Любопытно, что феминизм Кристины Пизанской берет истоки в литературной критике. К женскому вопросу она пришла, осуждая дико популярную в те годы книгу «Роман о Розе«. Жан де Мён, автор произведения, совершил важный для литературы скачок от средневековой схоластики к Ренессансу. По сути, «Роман о Розе» является деконструкцией культа куртуазной любви. Служение даме сердца, основанное на христианских добродетелях, остается таким же вычурным и замысловатым по форме, но меняется его глубинная суть. Жан де Мён эротизировал женщину и отношения, делал акцент на чувственных началах. Кристина Пизанская была одной из самых ярых противниц этой книги. Она выступала против десакрализации статуса женщины и против потребительского отношения к любви. Чтобы никаких поматросил и бросил до венчания. С одной стороны, Кристина Пизанская была права, отстаивая тот высокий целомудренный статус, на который женщины ее сословия могли, как минимум, идеологически претендовать. С другой стороны, она стала препятствием на пути развития культуры, цепляясь за старые догмы. Не могу сказать, что женщины выиграли бы от консервации в средневековой парадигме.

В любом случае, все, что могла Кристина Пизанская, как и большинство прафеминисток после нее, — смиренно просить мир мужчин поделиться с женщинами крупицами знания. История борьбы женщин за права перекликается с движением аболиционистов, протестовавших против рабства. И в том, и в другом случае приходилось опираться на авторитет Писания, выискивать предпосылки для равенства в самом христианстве. Патриархальные нравы и церковь как их главный апологет постепенно уступали, хотя процесс этот затянулся на века. А вопиющие примеры сегрегации и угнетения женщин мы видим до сих пор.

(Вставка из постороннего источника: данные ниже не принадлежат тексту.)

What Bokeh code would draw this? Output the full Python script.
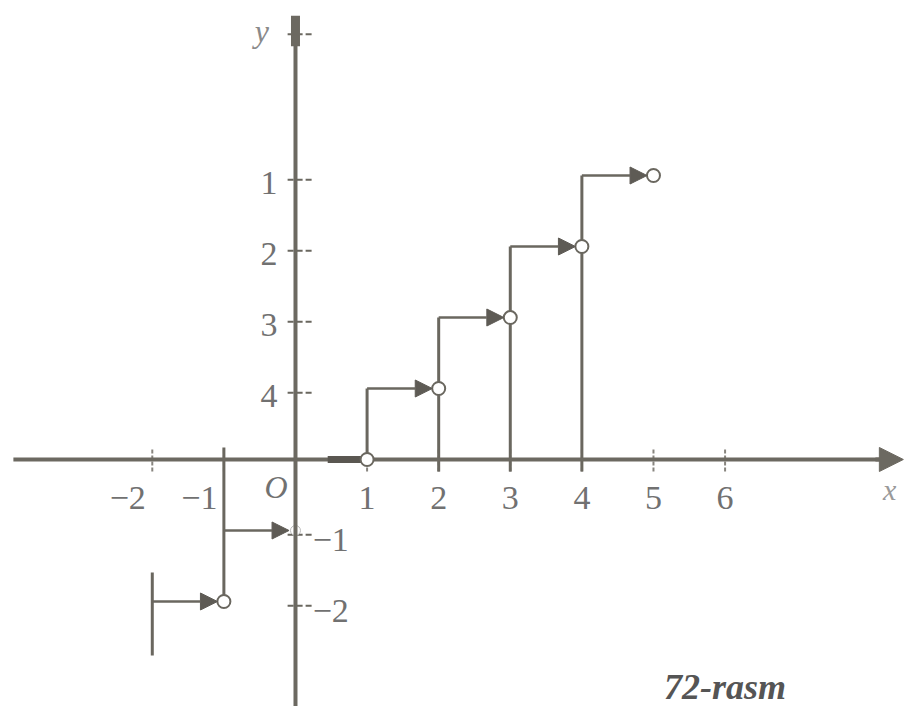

Мы наблюдаем примерно такую картину. Сперва разворачивается борьба ценностная, символическая, борьба за право присутствия в культурном дискурсе. Далее богатым вдовам и молодым аристократкам удалось продавить предоставление женщинам имущественных прав и какой-никакой финансовой независимости. После индустриальной революции суфражистки и набирающий вес класс фабричных работниц добиваются политических прав. Наше время пусть со скрипом и скрежетом, но хотя бы подняло вопрос не просто о предоставлении прав, но и о равенстве этих прав (и зарплат) с мужчинами, также пересмотру подвергаются аспекты семейных и сексуальных отношений. Ну и как никогда остро осознается наличие психологического насилия, дискриминации, абьюза и объективизации. В общем, сама по себе феминистическая мысль на месте не стоит.

Все вы знаете такую писательницу Джейн Остин. Некоторые из вас слышали о существовании Мэри Шелли. И, вероятно, полтора с половиной человека в курсе, что была когда-то такая дама — Мэри Уолстонкрафт. Все они по-своему феминистки, и в то же время мы не можем называть их таковыми в полной мере. Мы должны учитывать две вещи: саморепрезентацию человека и соответствие его поступков этой модели. Если человек прозвался антифашистом, а сам молчал и прогибался — то считать его таковым несправедливо по отношению к реальным борцам. Если человек делал что-то, созвучное тому или иному движу, но сам себя к нему не относил, то и мы не должны так поступать. К чему насилие над беззащитными мертвыми?